Skip all pictures, then print the remaining material exactly.
## start Source excerpt
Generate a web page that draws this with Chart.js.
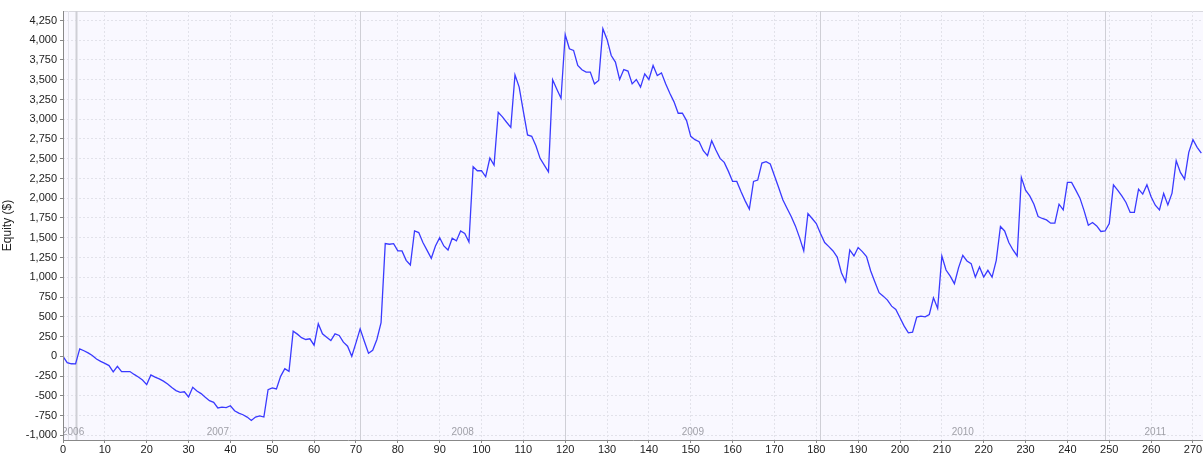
<!DOCTYPE html>
<html>
<head>
<meta charset="utf-8">
<script src="https://cdn.jsdelivr.net/npm/chart.js@4"></script>
<style>
  html, body { margin: 0; padding: 0; background: #fff; }
  #wrap { width: 1203px; height: 456px; }
</style>
</head>
<body>
<div id="wrap"><canvas id="equityChart"></canvas></div>
<script>
// equity per trade
const equity = [
    0, -80, -95, -97, 94, 70, 43, 10, -35, -65,
    -90, -118, -198, -127, -194, -194, -194, -230, -262, -300,
    -359, -236, -265, -287, -315, -350, -395, -435, -457, -450,
    -515, -393, -440, -473, -520, -562, -584, -655, -645, -650,
    -626, -690, -720, -740, -770, -812, -770, -755, -769, -423,
    -401, -414, -254, -156, -190, 317, 280, 235, 212, 221,
    140, 411, 284, 240, 199, 284, 263, 178, 127, 0,
    170, 347, 190, 38, 76, 212, 424, 1426, 1418, 1426,
    1333, 1333, 1214, 1155, 1586, 1566, 1439, 1340, 1240, 1396,
    1502, 1396, 1345, 1494, 1460, 1586, 1553, 1447, 2398, 2348,
    2348, 2272, 2509, 2420, 3089, 3030, 2962, 2898, 3562, 3406,
    3100, 2801, 2784, 2665, 2505, 2420, 2335, 3499, 3380, 3266,
    4070, 3892, 3871, 3680, 3626, 3597, 3597, 3448, 3490, 4146,
    4010, 3807, 3723, 3503, 3629, 3609, 3448, 3503, 3406, 3575,
    3503, 3680, 3553, 3587, 3448, 3330, 3220, 3076, 3076, 2983,
    2784, 2741, 2716, 2601, 2538, 2728, 2610, 2505, 2454, 2340,
    2213, 2213, 2086, 1967, 1862, 2213, 2230, 2445, 2462, 2433,
    2284, 2137, 1980, 1874, 1769, 1650, 1502, 1333, 1807, 1744,
    1680, 1553, 1439, 1388, 1333, 1256, 1058, 944, 1345, 1269,
    1376, 1325, 1261, 1079, 939, 805, 761, 711, 634, 593,
    487, 381, 296, 305, 495, 508, 499, 529, 740, 605,
    1269, 1091, 1015, 919, 1122, 1278, 1206, 1172, 1002, 1129,
    1002, 1088, 1002, 1214, 1642, 1586, 1439, 1345, 1269, 2264,
    2103, 2030, 1925, 1769, 1744, 1726, 1684, 1684, 1925, 1853,
    2200, 2200, 2103, 2001, 1840, 1659, 1693, 1650, 1579, 1586,
    1680, 2170, 2103, 2030, 1946, 1820, 1820, 2115, 2052, 2170,
    2018, 1912, 1853, 2061, 1916, 2065, 2475, 2327, 2242, 2581,
    2741, 2645, 2572
];

// axis ticks
const yTicks = [-1000, -750, -500, -250, 0, 250, 500, 750, 1000, 1250, 1500, 1750, 2000,
    2250, 2500, 2750, 3000, 3250, 3500, 3750, 4000, 4250];
const xTicks = [0, 10, 20, 30, 40, 50, 60, 70, 80, 90, 100, 110, 120, 130, 140, 150, 160,
    170, 180, 190, 200, 210, 220, 230, 240, 250, 260, 270];

// trade index where each year starts
const yearStarts = [0, 3, 71, 120, 181, 249];
const yearNames = ["2006", "2007", "2008", "2009", "2010", "2011"];
const yearLines = [1.2, 3, 71, 120, 181, 249];

const xMax = 272.4;
const fontFamily = "'Liberation Sans', Arial, sans-serif";

// Year markers plugin
const yearMarkers = {
    id: "yearMarkers",
    beforeDatasetsDraw(chart) {
        const { ctx, chartArea, scales } = chart;
        const x = scales.x;
        ctx.save();
        ctx.beginPath();
        ctx.rect(chartArea.left, chartArea.top, chartArea.right - chartArea.left, chartArea.bottom - chartArea.top);
        ctx.clip();

        yearLines.forEach(v => {
            const px = Math.round(x.getPixelForValue(v)) + 0.5;
            ctx.strokeStyle = v === 1.2 ? "#e2e2ea" : "#cfcfd6";
            ctx.lineWidth = v === 3 ? 2 : 1;
            ctx.beginPath();
            ctx.moveTo(px, chartArea.top);
            ctx.lineTo(px, chartArea.bottom);
            ctx.stroke();
        });

        ctx.fillStyle = "#a0a0a8";
        ctx.font = "10px " + fontFamily;
        ctx.textAlign = "center";
        ctx.textBaseline = "alphabetic";
        yearNames.forEach((name, i) => {
            const end = i + 1 < yearStarts.length ? yearStarts[i + 1] : 273;
            const w = ctx.measureText(name).width;
            let px = x.getPixelForValue((yearStarts[i] + end) / 2);
            px = Math.max(px, chartArea.left + w / 2 - 1);
            ctx.fillText(name, px, chartArea.bottom - 5);
        });
        ctx.restore();
    },
    afterDraw(chart) {
        // solid axis lines (grid dashes would otherwise apply)
        const { ctx, chartArea } = chart;
        ctx.save();
        ctx.strokeStyle = "#888";
        ctx.lineWidth = 1;
        ctx.setLineDash([]);
        ctx.beginPath();
        ctx.moveTo(chartArea.left + 0.5, chartArea.top);
        ctx.lineTo(chartArea.left + 0.5, chartArea.bottom + 0.5);
        ctx.lineTo(chartArea.right, chartArea.bottom + 0.5);
        ctx.stroke();
        ctx.restore();
    }
};

const plotBackground = {
    id: "plotBackground",
    beforeDraw(chart) {
        const { ctx, chartArea } = chart;
        ctx.save();
        ctx.fillStyle = "#f9f8ff";
        ctx.fillRect(chartArea.left, chartArea.top, chartArea.right - chartArea.left, chartArea.bottom - chartArea.top);
        ctx.strokeStyle = "#d8d8de";
        ctx.lineWidth = 1;
        ctx.beginPath();
        ctx.moveTo(chartArea.left, chartArea.top + 0.5);
        ctx.lineTo(chartArea.right, chartArea.top + 0.5);
        ctx.stroke();
        ctx.restore();
    }
};

const ctx = document.getElementById("equityChart").getContext("2d");
new Chart(ctx, {
    type: "line",
    data: {
        datasets: [{
            data: equity.map((v, i) => ({ x: i, y: v })),
            borderColor: "#3a3aff",
            borderWidth: 1.3,
            pointRadius: 0,
            tension: 0,
            fill: false
        }]
    },
    options: {
        responsive: true,
        maintainAspectRatio: false,
        animation: false,
        events: [],
        layout: { padding: { top: 11, right: 0, left: 0, bottom: 0 } },
        plugins: {
            legend: { display: false },
            tooltip: { enabled: false }
        },
        scales: {
            x: {
                type: "linear",
                min: 0,
                max: xMax,
                afterFit(scale) { scale.height = 16; },
                afterBuildTicks(scale) { scale.ticks = xTicks.map(v => ({ value: v })); },
                ticks: {
                    autoSkip: false,
                    maxRotation: 0,
                    padding: 0,
                    color: "#222",
                    font: { family: fontFamily, size: 11 }
                },
                grid: {
                    color: "#e2e2ea",
                    tickColor: "#888",
                    tickLength: 3,
                    tickBorderDash: []
                },
                border: { display: false, dash: [2, 2] }
            },
            y: {
                min: -1060,
                max: 4370,
                afterFit(scale) { scale.width = 63; },
                afterBuildTicks(scale) { scale.ticks = yTicks.map(v => ({ value: v })); },
                ticks: {
                    autoSkip: false,
                    padding: 3,
                    color: "#222",
                    font: { family: fontFamily, size: 11 },
                    callback: v => v.toLocaleString("en-US")
                },
                grid: {
                    color: "#e2e2ea",
                    tickColor: "#888",
                    tickLength: 3,
                    tickBorderDash: []
                },
                border: { display: false, dash: [2, 2] },
                title: {
                    display: true,
                    text: "Equity ($)",
                    color: "#222",
                    padding: { top: 0, bottom: 2 },
                    font: { family: fontFamily, size: 12 }
                }
            }
        }
    },
    plugins: [plotBackground, yearMarkers]
});
</script>
</body>
</html>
## end Source excerpt
## Reply to the exercise
Generate a web page that draws this with Chart.js.
<!DOCTYPE html>
<html>
<head>
<meta charset="utf-8">
<script src="https://cdn.jsdelivr.net/npm/chart.js@4"></script>
<style>
  html, body { margin: 0; padding: 0; background: #fff; }
  #wrap { width: 1203px; height: 456px; }
</style>
</head>
<body>
<div id="wrap"><canvas id="equityChart"></canvas></div>
<script>
// equity per trade
const equity = [
    0, -80, -95, -97, 94, 70, 43, 10, -35, -65,
    -90, -118, -198, -127, -194, -194, -194, -230, -262, -300,
    -359, -236, -265, -287, -315, -350, -395, -435, -457, -450,
    -515, -393, -440, -473, -520, -562, -584, -655, -645, -650,
    -626, -690, -720, -740, -770, -812, -770, -755, -769, -423,
    -401, -414, -254, -156, -190, 317, 280, 235, 212, 221,
    140, 411, 284, 240, 199, 284, 263, 178, 127, 0,
    170, 347, 190, 38, 76, 212, 424, 1426, 1418, 1426,
    1333, 1333, 1214, 1155, 1586, 1566, 1439, 1340, 1240, 1396,
    1502, 1396, 1345, 1494, 1460, 1586, 1553, 1447, 2398, 2348,
    2348, 2272, 2509, 2420, 3089, 3030, 2962, 2898, 3562, 3406,
    3100, 2801, 2784, 2665, 2505, 2420, 2335, 3499, 3380, 3266,
    4070, 3892, 3871, 3680, 3626, 3597, 3597, 3448, 3490, 4146,
    4010, 3807, 3723, 3503, 3629, 3609, 3448, 3503, 3406, 3575,
    3503, 3680, 3553, 3587, 3448, 3330, 3220, 3076, 3076, 2983,
    2784, 2741, 2716, 2601, 2538, 2728, 2610, 2505, 2454, 2340,
    2213, 2213, 2086, 1967, 1862, 2213, 2230, 2445, 2462, 2433,
    2284, 2137, 1980, 1874, 1769, 1650, 1502, 1333, 1807, 1744,
    1680, 1553, 1439, 1388, 1333, 1256, 1058, 944, 1345, 1269,
    1376, 1325, 1261, 1079, 939, 805, 761, 711, 634, 593,
    487, 381, 296, 305, 495, 508, 499, 529, 740, 605,
    1269, 1091, 1015, 919, 1122, 1278, 1206, 1172, 1002, 1129,
    1002, 1088, 1002, 1214, 1642, 1586, 1439, 1345, 1269, 2264,
    2103, 2030, 1925, 1769, 1744, 1726, 1684, 1684, 1925, 1853,
    2200, 2200, 2103, 2001, 1840, 1659, 1693, 1650, 1579, 1586,
    1680, 2170, 2103, 2030, 1946, 1820, 1820, 2115, 2052, 2170,
    2018, 1912, 1853, 2061, 1916, 2065, 2475, 2327, 2242, 2581,
    2741, 2645, 2572
];

// axis ticks
const yTicks = [-1000, -750, -500, -250, 0, 250, 500, 750, 1000, 1250, 1500, 1750, 2000,
    2250, 2500, 2750, 3000, 3250, 3500, 3750, 4000, 4250];
const xTicks = [0, 10, 20, 30, 40, 50, 60, 70, 80, 90, 100, 110, 120, 130, 140, 150, 160,
    170, 180, 190, 200, 210, 220, 230, 240, 250, 260, 270];

// trade index where each year starts
const yearStarts = [0, 3, 71, 120, 181, 249];
const yearNames = ["2006", "2007", "2008", "2009", "2010", "2011"];
const yearLines = [1.2, 3, 71, 120, 181, 249];

const xMax = 272.4;
const fontFamily = "'Liberation Sans', Arial, sans-serif";

// Year markers plugin
const yearMarkers = {
    id: "yearMarkers",
    beforeDatasetsDraw(chart) {
        const { ctx, chartArea, scales } = chart;
        const x = scales.x;
        ctx.save();
        ctx.beginPath();
        ctx.rect(chartArea.left, chartArea.top, chartArea.right - chartArea.left, chartArea.bottom - chartArea.top);
        ctx.clip();

        yearLines.forEach(v => {
            const px = Math.round(x.getPixelForValue(v)) + 0.5;
            ctx.strokeStyle = v === 1.2 ? "#e2e2ea" : "#cfcfd6";
            ctx.lineWidth = v === 3 ? 2 : 1;
            ctx.beginPath();
            ctx.moveTo(px, chartArea.top);
            ctx.lineTo(px, chartArea.bottom);
            ctx.stroke();
        });

        ctx.fillStyle = "#a0a0a8";
        ctx.font = "10px " + fontFamily;
        ctx.textAlign = "center";
        ctx.textBaseline = "alphabetic";
        yearNames.forEach((name, i) => {
            const end = i + 1 < yearStarts.length ? yearStarts[i + 1] : 273;
            const w = ctx.measureText(name).width;
            let px = x.getPixelForValue((yearStarts[i] + end) / 2);
            px = Math.max(px, chartArea.left + w / 2 - 1);
            ctx.fillText(name, px, chartArea.bottom - 5);
        });
        ctx.restore();
    },
    afterDraw(chart) {
        // solid axis lines (grid dashes would otherwise apply)
        const { ctx, chartArea } = chart;
        ctx.save();
        ctx.strokeStyle = "#888";
        ctx.lineWidth = 1;
        ctx.setLineDash([]);
        ctx.beginPath();
        ctx.moveTo(chartArea.left + 0.5, chartArea.top);
        ctx.lineTo(chartArea.left + 0.5, chartArea.bottom + 0.5);
        ctx.lineTo(chartArea.right, chartArea.bottom + 0.5);
        ctx.stroke();
        ctx.restore();
    }
};

const plotBackground = {
    id: "plotBackground",
    beforeDraw(chart) {
        const { ctx, chartArea } = chart;
        ctx.save();
        ctx.fillStyle = "#f9f8ff";
        ctx.fillRect(chartArea.left, chartArea.top, chartArea.right - chartArea.left, chartArea.bottom - chartArea.top);
        ctx.strokeStyle = "#d8d8de";
        ctx.lineWidth = 1;
        ctx.beginPath();
        ctx.moveTo(chartArea.left, chartArea.top + 0.5);
        ctx.lineTo(chartArea.right, chartArea.top + 0.5);
        ctx.stroke();
        ctx.restore();
    }
};

const ctx = document.getElementById("equityChart").getContext("2d");
new Chart(ctx, {
    type: "line",
    data: {
        datasets: [{
            data: equity.map((v, i) => ({ x: i, y: v })),
            borderColor: "#3a3aff",
            borderWidth: 1.3,
            pointRadius: 0,
            tension: 0,
            fill: false
        }]
    },
    options: {
        responsive: true,
        maintainAspectRatio: false,
        animation: false,
        events: [],
        layout: { padding: { top: 11, right: 0, left: 0, bottom: 0 } },
        plugins: {
            legend: { display: false },
            tooltip: { enabled: false }
        },
        scales: {
            x: {
                type: "linear",
                min: 0,
                max: xMax,
                afterFit(scale) { scale.height = 16; },
                afterBuildTicks(scale) { scale.ticks = xTicks.map(v => ({ value: v })); },
                ticks: {
                    autoSkip: false,
                    maxRotation: 0,
                    padding: 0,
                    color: "#222",
                    font: { family: fontFamily, size: 11 }
                },
                grid: {
                    color: "#e2e2ea",
                    tickColor: "#888",
                    tickLength: 3,
                    tickBorderDash: []
                },
                border: { display: false, dash: [2, 2] }
            },
            y: {
                min: -1060,
                max: 4370,
                afterFit(scale) { scale.width = 63; },
                afterBuildTicks(scale) { scale.ticks = yTicks.map(v => ({ value: v })); },
                ticks: {
                    autoSkip: false,
                    padding: 3,
                    color: "#222",
                    font: { family: fontFamily, size: 11 },
                    callback: v => v.toLocaleString("en-US")
                },
                grid: {
                    color: "#e2e2ea",
                    tickColor: "#888",
                    tickLength: 3,
                    tickBorderDash: []
                },
                border: { display: false, dash: [2, 2] },
                title: {
                    display: true,
                    text: "Equity ($)",
                    color: "#222",
                    padding: { top: 0, bottom: 2 },
                    font: { family: fontFamily, size: 12 }
                }
            }
        }
    },
    plugins: [plotBackground, yearMarkers]
});
</script>
</body>
</html>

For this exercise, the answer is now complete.